Leave out any picture and return the remaining listing below exactly as given.

- _Supplied material_:
::::::::

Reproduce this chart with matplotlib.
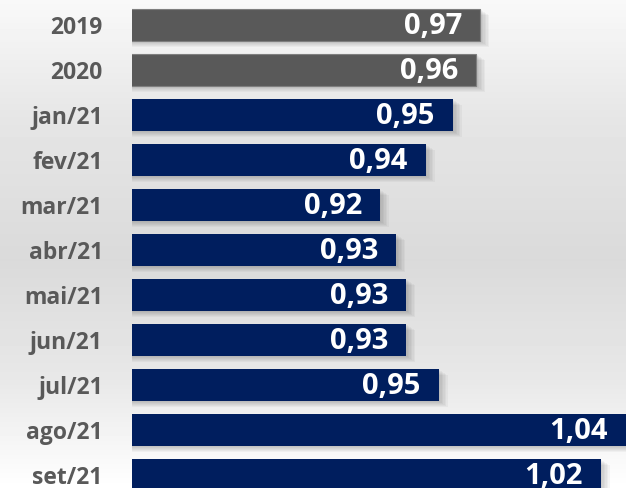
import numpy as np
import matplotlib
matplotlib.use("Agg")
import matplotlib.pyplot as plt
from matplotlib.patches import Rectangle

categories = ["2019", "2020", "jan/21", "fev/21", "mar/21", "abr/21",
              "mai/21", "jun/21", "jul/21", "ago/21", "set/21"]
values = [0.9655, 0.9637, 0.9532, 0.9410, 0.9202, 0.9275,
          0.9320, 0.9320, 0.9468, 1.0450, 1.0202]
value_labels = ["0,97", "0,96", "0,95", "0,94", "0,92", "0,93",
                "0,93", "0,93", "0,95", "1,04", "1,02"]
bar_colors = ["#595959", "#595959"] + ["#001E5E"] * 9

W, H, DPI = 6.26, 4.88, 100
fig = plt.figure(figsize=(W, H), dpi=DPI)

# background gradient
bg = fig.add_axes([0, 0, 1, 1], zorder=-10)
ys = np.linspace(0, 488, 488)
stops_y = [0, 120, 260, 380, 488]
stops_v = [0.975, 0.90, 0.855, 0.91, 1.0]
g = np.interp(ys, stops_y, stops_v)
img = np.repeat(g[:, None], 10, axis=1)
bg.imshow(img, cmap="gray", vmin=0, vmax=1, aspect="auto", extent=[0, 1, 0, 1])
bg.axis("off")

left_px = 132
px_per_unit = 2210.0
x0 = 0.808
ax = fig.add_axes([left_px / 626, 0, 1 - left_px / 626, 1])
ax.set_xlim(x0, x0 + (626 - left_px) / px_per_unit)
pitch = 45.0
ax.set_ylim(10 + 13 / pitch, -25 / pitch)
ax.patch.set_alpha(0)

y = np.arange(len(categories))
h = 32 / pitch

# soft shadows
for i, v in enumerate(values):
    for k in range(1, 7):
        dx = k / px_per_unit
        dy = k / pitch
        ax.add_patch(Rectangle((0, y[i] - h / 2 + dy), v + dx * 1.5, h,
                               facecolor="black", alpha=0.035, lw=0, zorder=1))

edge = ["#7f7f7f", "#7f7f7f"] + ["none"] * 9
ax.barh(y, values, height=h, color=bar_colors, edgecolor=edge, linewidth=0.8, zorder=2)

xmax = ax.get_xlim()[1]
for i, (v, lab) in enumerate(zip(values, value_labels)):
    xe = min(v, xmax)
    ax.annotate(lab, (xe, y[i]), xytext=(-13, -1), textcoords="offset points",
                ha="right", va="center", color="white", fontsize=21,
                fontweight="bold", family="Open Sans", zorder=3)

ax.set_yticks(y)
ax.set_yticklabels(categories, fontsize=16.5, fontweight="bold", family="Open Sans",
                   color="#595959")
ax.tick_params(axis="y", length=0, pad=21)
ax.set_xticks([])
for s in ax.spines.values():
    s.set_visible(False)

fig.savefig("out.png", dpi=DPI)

::::::::

- _The solution_:
Reproduce this chart with matplotlib.
import numpy as np
import matplotlib
matplotlib.use("Agg")
import matplotlib.pyplot as plt
from matplotlib.patches import Rectangle

categories = ["2019", "2020", "jan/21", "fev/21", "mar/21", "abr/21",
              "mai/21", "jun/21", "jul/21", "ago/21", "set/21"]
values = [0.9655, 0.9637, 0.9532, 0.9410, 0.9202, 0.9275,
          0.9320, 0.9320, 0.9468, 1.0450, 1.0202]
value_labels = ["0,97", "0,96", "0,95", "0,94", "0,92", "0,93",
                "0,93", "0,93", "0,95", "1,04", "1,02"]
bar_colors = ["#595959", "#595959"] + ["#001E5E"] * 9

W, H, DPI = 6.26, 4.88, 100
fig = plt.figure(figsize=(W, H), dpi=DPI)

# background gradient
bg = fig.add_axes([0, 0, 1, 1], zorder=-10)
ys = np.linspace(0, 488, 488)
stops_y = [0, 120, 260, 380, 488]
stops_v = [0.975, 0.90, 0.855, 0.91, 1.0]
g = np.interp(ys, stops_y, stops_v)
img = np.repeat(g[:, None], 10, axis=1)
bg.imshow(img, cmap="gray", vmin=0, vmax=1, aspect="auto", extent=[0, 1, 0, 1])
bg.axis("off")

left_px = 132
px_per_unit = 2210.0
x0 = 0.808
ax = fig.add_axes([left_px / 626, 0, 1 - left_px / 626, 1])
ax.set_xlim(x0, x0 + (626 - left_px) / px_per_unit)
pitch = 45.0
ax.set_ylim(10 + 13 / pitch, -25 / pitch)
ax.patch.set_alpha(0)

y = np.arange(len(categories))
h = 32 / pitch

# soft shadows
for i, v in enumerate(values):
    for k in range(1, 7):
        dx = k / px_per_unit
        dy = k / pitch
        ax.add_patch(Rectangle((0, y[i] - h / 2 + dy), v + dx * 1.5, h,
                               facecolor="black", alpha=0.035, lw=0, zorder=1))

edge = ["#7f7f7f", "#7f7f7f"] + ["none"] * 9
ax.barh(y, values, height=h, color=bar_colors, edgecolor=edge, linewidth=0.8, zorder=2)

xmax = ax.get_xlim()[1]
for i, (v, lab) in enumerate(zip(values, value_labels)):
    xe = min(v, xmax)
    ax.annotate(lab, (xe, y[i]), xytext=(-13, -1), textcoords="offset points",
                ha="right", va="center", color="white", fontsize=21,
                fontweight="bold", family="Open Sans", zorder=3)

ax.set_yticks(y)
ax.set_yticklabels(categories, fontsize=16.5, fontweight="bold", family="Open Sans",
                   color="#595959")
ax.tick_params(axis="y", length=0, pad=21)
ax.set_xticks([])
for s in ax.spines.values():
    s.set_visible(False)

fig.savefig("out.png", dpi=DPI)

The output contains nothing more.